Mais Marie-Antoinette devenue Reine de France, favorisera davantage son favori, qui créera pour les planches françaises, plusieurs tragédies lyriques, selon son esthétique néo antique, claire et intelligible, d’une sobre et solennelle pureté grecque, créant de nouveaux drames, recyclant d’anciens, comme Orfeo et Alceste, préalablement créés à Vienne, plus de dix années auparavant!
Iphigénie en Aulide
Contrairement à ce qu’on en dit, la première Iphigénie de Gluck (le compositeur composera à la fin de son séjour en France, une « Iphigénie en Tauride », créée le 18 mai 1779) est musicalement respectueuse de son esthétisme: grandeur héroïque, lyrisme sobre et sincère, toujours la musique suit la volonté de clarté et d’intelligibilité. En ce sens l’ouverture est éloquente: son souffle tragique, sa démonstration furieuse indiquent ce qui attend l’auditeur par la suite. Sur le plan de l’intrigue et de l’action poétique, il n’en va pas de même car le livret de Roullet dilue la tension, dérape souvent, répète jusqu’à l’ennui les épanchements des coeurs, les langueurs des âmes douloureuses… Pourtant, sur le plan musical, l’oeuvre offre quelque grands moments dramatiques: première scène enchaînée après l’ouverture où Agamenon terrassé par le doute et la crainte, fait front à Calchas et un choeur furieux, par exemple. Du reste, le père d’Iphigénie est parfaitement restitué: noble basse, profonde et morale. Gluck a respecté dans son personnage l’idéalisme tendu de Racine.
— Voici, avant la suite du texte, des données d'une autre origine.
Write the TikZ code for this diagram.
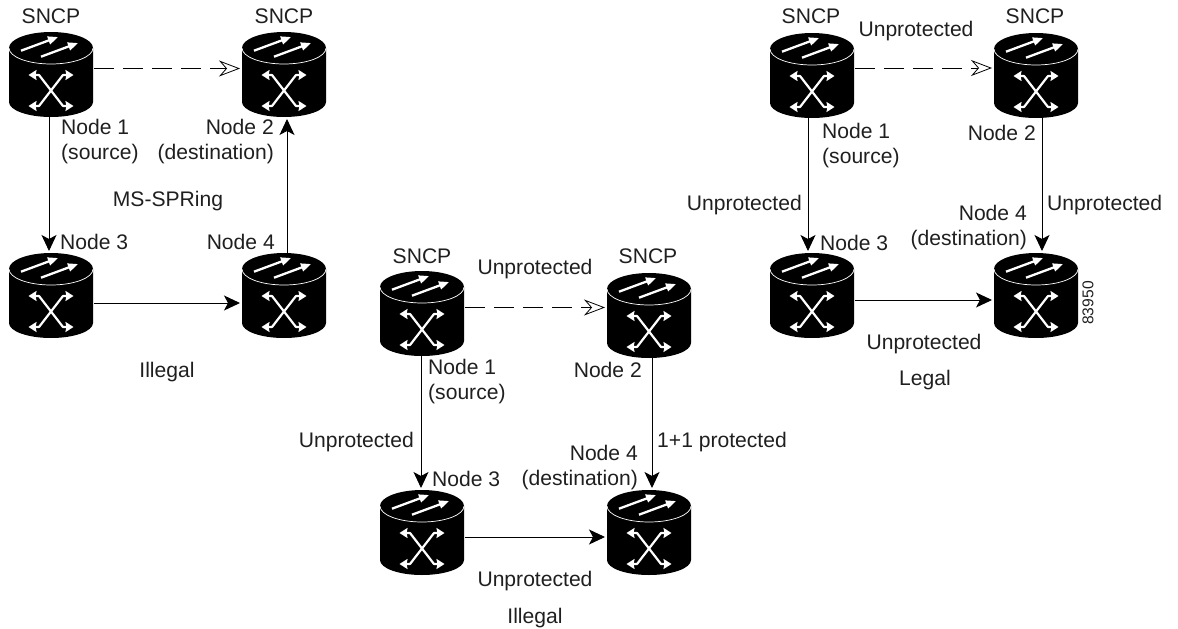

Les scènes collectives sont les plus inspirées: Gluck semble relire avec génie l’effet des compositions grecques sur le tympan des temples antiques. Plusieurs duos, un trio palpitant, deux quatuors font du compositeur, le fondateur de l’opéra tragique et sentimental, légitimement admiré par Berlioz et donc Wagner.
Dans la voie de ce premier succès, Gluck réadapte ensuite pour Paris et Versailles, ses anciens opéras viennois, Orfeo (1774) et Alceste (1776), imposant en France, sa réforme désormais décisive dans l’évolution du goût théâtral.